The history of nearly six months of 2013 have been written in the books. Here we are. Real estate has experienced a decent rebound from the more sluggish springs of the recent past.
What can homebuyers who are first time buyers, move up buyers or families transferring into the area expect in the next six months and into next year? The Washington, DC, metropolitan area has been one of the better performing markets, not in percentage increase from year to year but in returning to median home prices that existed before the dislocation. Other markets, particularly in California where home prices were trampled, have seen greater year over year percentage increases.
Here are a few items to consider as you ponder a change in your housing or an investment in real estate. The market continuously changes and is in flux. The houses and prices from last month, perhaps last week may be meaningless this week.
Interest Rates Have Jumped Higher
This recent increase in 30 year fixed rate mortgages has had two separate effects. First, when rates started to rise it created a stampede of buyer and refinancing activity. Those who had been waiting for possible lower rates finally decided to throw their hat in the ring.
Secondly, the bounce off the historically low rates has also eliminated some potential buyers and refinancing candidates from moving forward. Someone who was planning to stay in their home for 10 years or so could have benefited handsomely from refinancing to 3.5% from 4.0% especially if they had a mortgage near the conforming limit of $417,000 or more – an agency jumbo. A true jumbo is a mortgage greater than $625,500.
Interest rates began to moderate this week and there were buyers of the Mortgage Backed Securities (MBS) returning to the oversold bonds. This may continue or it may not.
Housing Prices Have Climbed Quickly
I have heard some potential buyers express dismay in the rapid rise in home prices over the past 6 months. They are wondering if there is a “bubble” once again. Although prices did rise there is reason to believe that value still remains and that there will be a continued demand for well priced, well maintained properties. Even though mortgage rates have bounced, they are still relatively low. When one compares a mortgage payment to a rent payment for the same property the value inherent in purchasing becomes very evident – before tax considerations and the effect of wealth growth from principal pay down.
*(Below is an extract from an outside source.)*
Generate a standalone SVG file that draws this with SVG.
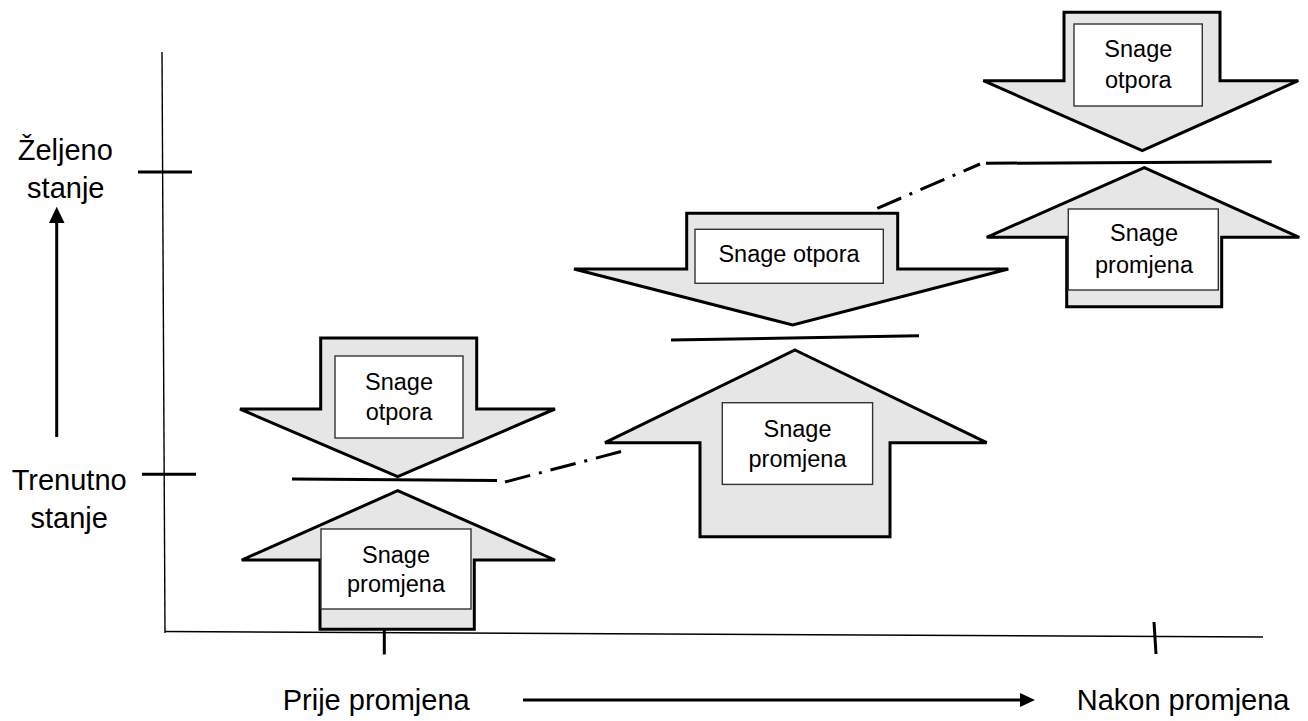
<svg xmlns="http://www.w3.org/2000/svg" width="1308" height="721" viewBox="0 0 1308 721">
<style>
.bg{fill:#ffffff}
.arrow{fill:#e6e6e6;stroke:#000;stroke-width:3;stroke-linejoin:miter}
.box{fill:#ffffff;stroke:#333;stroke-width:1.4}
.lbl{font-family:"Liberation Sans",Arial,sans-serif;font-size:23.5px;fill:#000;text-anchor:middle}
.ax{font-family:"Liberation Sans",Arial,sans-serif;font-size:29px;fill:#000}
.thick{stroke:#000;stroke-width:3;fill:none}
.thin{stroke:#000;stroke-width:1.4;fill:none}
.dd{stroke:#000;stroke-width:3;fill:none;stroke-dasharray:26 9 3 9}
</style>
<rect class="bg" x="0" y="0" width="1308" height="721"/>
<g id="axes">
<line class="thin" x1="162" y1="52" x2="165" y2="633"/>
<line class="thin" x1="165" y1="631.5" x2="1263" y2="637"/>
<line class="thick" x1="138" y1="172" x2="192" y2="172"/>
<line class="thick" x1="142" y1="474.3" x2="196" y2="474.3"/>
<line class="thick" x1="384.3" y1="624" x2="384.3" y2="654.5"/>
<line class="thick" x1="1154" y1="622" x2="1156" y2="654"/>
<line class="thick" x1="56.7" y1="437" x2="56.7" y2="220"/>
<polygon points="56.7,206.7 49,223 64.5,223" fill="#000"/>
<line class="thick" x1="523" y1="700" x2="1022" y2="700"/>
<polygon points="1035,700 1020,693 1020,707" fill="#000"/>
<text class="ax" x="65.3" y="160" text-anchor="middle">Željeno</text>
<text class="ax" x="65.8" y="198.3" text-anchor="middle">stanje</text>
<text class="ax" x="69.2" y="490" text-anchor="middle">Trenutno</text>
<text class="ax" x="69.2" y="528.3" text-anchor="middle">stanje</text>
<text class="ax" x="282.7" y="710">Prije promjena</text>
<text class="ax" x="1076.7" y="710">Nakon promjena</text>
</g>
<g id="connectors">
<line class="dd" x1="505" y1="482" x2="627" y2="450"/>
<line class="dd" x1="877.3" y1="208.3" x2="980" y2="164"/>
</g>
<g id="left-otpor">
<path class="arrow" d="M320.7,338 L476.7,338 L476.7,409 L555,409 L397.7,476.7 L240,409 L320.7,409 Z"/>
<rect class="box" x="335" y="356" width="128" height="82"/>
<text class="lbl" x="399" y="390">Snage</text>
<text class="lbl" x="399" y="420">otpora</text>
</g>
<g id="left-level">
<line class="thick" x1="292" y1="479" x2="497" y2="480.5"/>
</g>
<g id="left-promjena">
<path class="arrow" d="M397.7,490.7 L555,560 L474.3,560 L474.3,629.3 L320,629.3 L320,560 L241.7,560 Z"/>
<rect class="box" x="321" y="529" width="150" height="80"/>
<text class="lbl" x="396" y="563">Snage</text>
<text class="lbl" x="396" y="592">promjena</text>
</g>
<g id="mid-otpor">
<path class="arrow" d="M686.7,213.3 L897.7,213.3 L897.7,269 L1008.3,269 L792.7,325 L574,269 L686.7,269 Z"/>
<rect class="box" x="695" y="229.3" width="188.3" height="54"/>
<text class="lbl" x="789" y="261.7">Snage otpora</text>
</g>
<g id="mid-level">
<line class="thick" x1="671" y1="340" x2="919" y2="335.7"/>
</g>
<g id="mid-promjena">
<path class="arrow" d="M795,350 L986.7,442.7 L890,442.7 L890,536.7 L700,536.7 L700,442.7 L605,442.7 Z"/>
<rect class="box" x="722.3" y="402.7" width="150.3" height="81.7"/>
<text class="lbl" x="797.5" y="436.7">Snage</text>
<text class="lbl" x="797.5" y="466.7">promjena</text>
</g>
<g id="right-otpor">
<path class="arrow" d="M1064,12.3 L1220,12.3 L1220,80.7 L1298.3,80.7 L1142.3,150.7 L983.3,80.7 L1064,80.7 Z"/>
<rect class="box" x="1074" y="24" width="128.3" height="82"/>
<text class="lbl" x="1138.3" y="56.7">Snage</text>
<text class="lbl" x="1138.3" y="88.3">otpora</text>
</g>
<g id="right-level">
<line class="thick" x1="986" y1="163.3" x2="1271.7" y2="161.7"/>
</g>
<g id="right-promjena">
<path class="arrow" d="M1144.3,167.7 L1299.3,237.3 L1221.7,237.3 L1221.7,306.7 L1066.7,306.7 L1066.7,237.3 L986.7,237.3 Z"/>
<rect class="box" x="1068.3" y="209" width="150" height="81"/>
<text class="lbl" x="1144" y="240.7">Snage</text>
<text class="lbl" x="1144" y="272.7">promjena</text>
</g>
</svg>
Anecdotal Stories from the Trenches
A Realtor who is one of the top producers in the Vienna, Oakton and McLean markets has privately said to me that they have recently seen a drop off in buyer interest. Their systems which produced a constant flow of prospects during the late winter and spring months suddenly stopped. There is a seasonality factor going on here but we both believe that interest rates played a factor even though they are still relatively low.
On the other hand, one of our home builder clients is swamped. This is for the market in and around Vienna, Virginia. This home builder is finding it difficult to satisfy the demand that new home buyers are exhibiting at the moment. This is a combination of the desire to be in the Town of Vienna and the supply of available properties on which to build a new home.
Those are two widely diverging experiences. If you are considering a purchase or refinance here in Northern Virginia or any other locale find a competent professional who you trust. Let them know you concerns and intentions. Start the process and learn as much as possible.